In the heat of conversation Johnson had a stimulus which he never felt in writing, the joy of personal contention. He admittedly regarded conversation as a contest, and was frankly contemptuous of the type of man who, like Addison or Goldsmith, was always at his best when he was arguing alone. Of two men talking, Johnson asserted, one must always rise superior to the other. For himself he had too much pride to be contentedly submerged by the conversation of others. Rather than be worsted, he would strike below the belt, or, in the words of Boswell, ‘toss and gore several persons.’ He had a rough and ready way of escaping from difficulties. When Mrs. Frances Brooke requested him to look over her new tragedy, complaining that she herself had no time to revise it, since she had ‘so many irons in the fire,’ the sage replied, ‘Why, then, Madam, the best thing I can advise you to do is to put your tragedy along with your irons.’ ‘If your company does not drive a man out of his house, nothing will,’ he said to Boswell because the Scotsman had ventured to defend the Americans.

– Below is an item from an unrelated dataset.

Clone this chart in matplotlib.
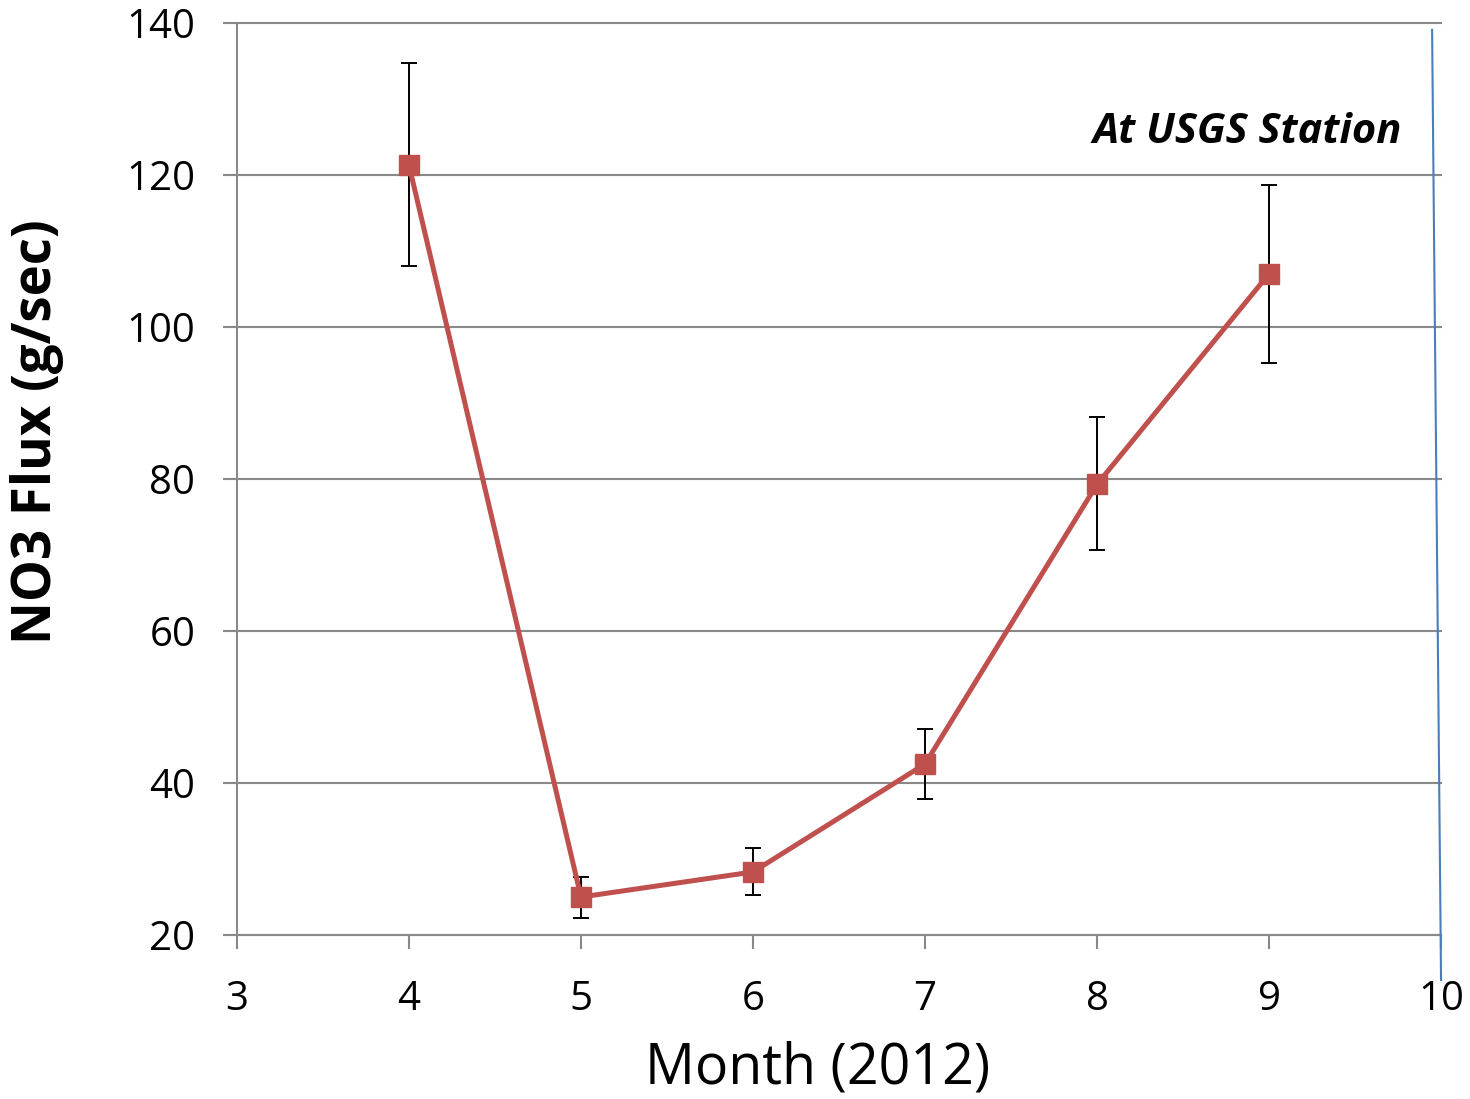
import matplotlib
matplotlib.use('Agg')
import matplotlib.pyplot as plt

# monthly NO3 flux at USGS station, 2012
months = [4, 5, 6, 7, 8, 9]
flux = [121.3, 25.0, 28.3, 42.5, 79.3, 107.0]
err_hi = [134.7, 27.6, 31.4, 47.1, 88.2, 118.7]
err_lo = [108.0, 22.2, 25.3, 37.9, 70.7, 95.3]

# stray slanted blue line near the right edge
blue_x = [9.948, 10.0]
blue_y = [139.1, 14.1]

x_ticks = [3, 4, 5, 6, 7, 8, 9, 10]
y_ticks = [20, 40, 60, 80, 100, 120, 140]

plt.rcParams['font.family'] = ['Open Sans', 'DejaVu Sans']

fig = plt.figure(figsize=(14.7, 10.99), dpi=100)
ax = fig.add_axes([0.1612, 0.1492, 0.8191, 0.8299])

yerr = [[f - lo for f, lo in zip(flux, err_lo)],
        [hi - f for f, hi in zip(flux, err_hi)]]
ax.errorbar(months, flux, yerr=yerr, fmt='none', ecolor='black',
            elinewidth=1.4, capsize=5.5, capthick=1.4, zorder=3)
ax.plot(months, flux, color='#C0504D', lw=3.6, marker='s', markersize=14,
        markeredgecolor='#C0504D', zorder=4)

ax.plot(blue_x, blue_y, color='#4A7EBB', lw=1.5, clip_on=False, zorder=5)

ax.set_xlim(3, 10)
ax.set_ylim(20, 140)
ax.set_xticks(x_ticks)
ax.set_yticks(y_ticks)
ax.tick_params(axis='both', labelsize=29, color='#898989', width=1.5, length=10)
ax.tick_params(axis='y', pad=20)
ax.tick_params(axis='x', pad=22)

for y in y_ticks:
    ax.axhline(y, color='#898989', lw=1.5, zorder=1, clip_on=False)

for side in ['top', 'right']:
    ax.spines[side].set_visible(False)
for side in ['left', 'bottom']:
    ax.spines[side].set_color('#898989')
    ax.spines[side].set_linewidth(1.5)

ax.set_xlabel('Month (2012)', fontsize=40, va='center')
ax.xaxis.set_label_coords(0.4826, -0.147)
ax.set_ylabel('NO3 Flux (g/sec)', fontsize=38, fontweight='bold', va='center')
ax.yaxis.set_label_coords(-0.166, 0.552)

ax.text(9.773, 125.6, 'At USGS Station', fontsize=30, fontweight='bold',
        fontstyle='italic', ha='right', va='center')

fig.savefig('out.png', dpi=100)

When he got the floor—and by the use of such methods he got it very often—he was not inclined to abandon it, and the conversation became a monologue. Goldsmith, who so often had the right in dispute and was, indeed, one of the wittiest opponents Johnson ever had, complained that he was ‘for making a monarchy of what should be a republic.’ Even Boswell admitted that in Johnson’s company men did not so much interchange conversation as listen to what was said. But, whatever lofty notions of conversation we may cherish, it may be questioned whether it can ever be a republic. If the flow of talk is to get anywhere, if it is to reach a conclusion, it must be confined within a rather narrow channel or it is certain to dissipate itself. Johnson hated spattering talk. He censured Goldsmith because he was always ‘coming on without knowing how he was to get off,’ and asserted that he could not talk well because he had made up his mind about nothing. ‘Goldsmith,’ said he, ‘had no settled notions upon any subject; so he talked always at random.’ It was not so with Johnson. He saw his conclusions and drove straight towards them, scattering his opponents or knocking them on the head if they impeded him.

But it would be a mistake to infer that Johnson was a sort of conversational head-hunter, or the ourang-outang of the drawing-room whom Macaulay depicts, alternately howling and growling and rending his associates in pieces before our eyes. If we have any respect for the consistent testimony of his contemporaries, we shall come to realize that he talked somewhat unwillingly. He had to be drawn out. ‘He was like the ghosts,’ said Tyers. Nothing annoyed him more than to be shown off. At the famous Wilkes dinner, to which he had been taken simply that he might contend with a worthy opponent, he was so angry when he realized what had happened that he took up a book, ‘sat down upon a window seat and read, or at least kept his eye upon it intently for some time,’ exactly as upon the very different occasion of his first meeting with Fanny Burney.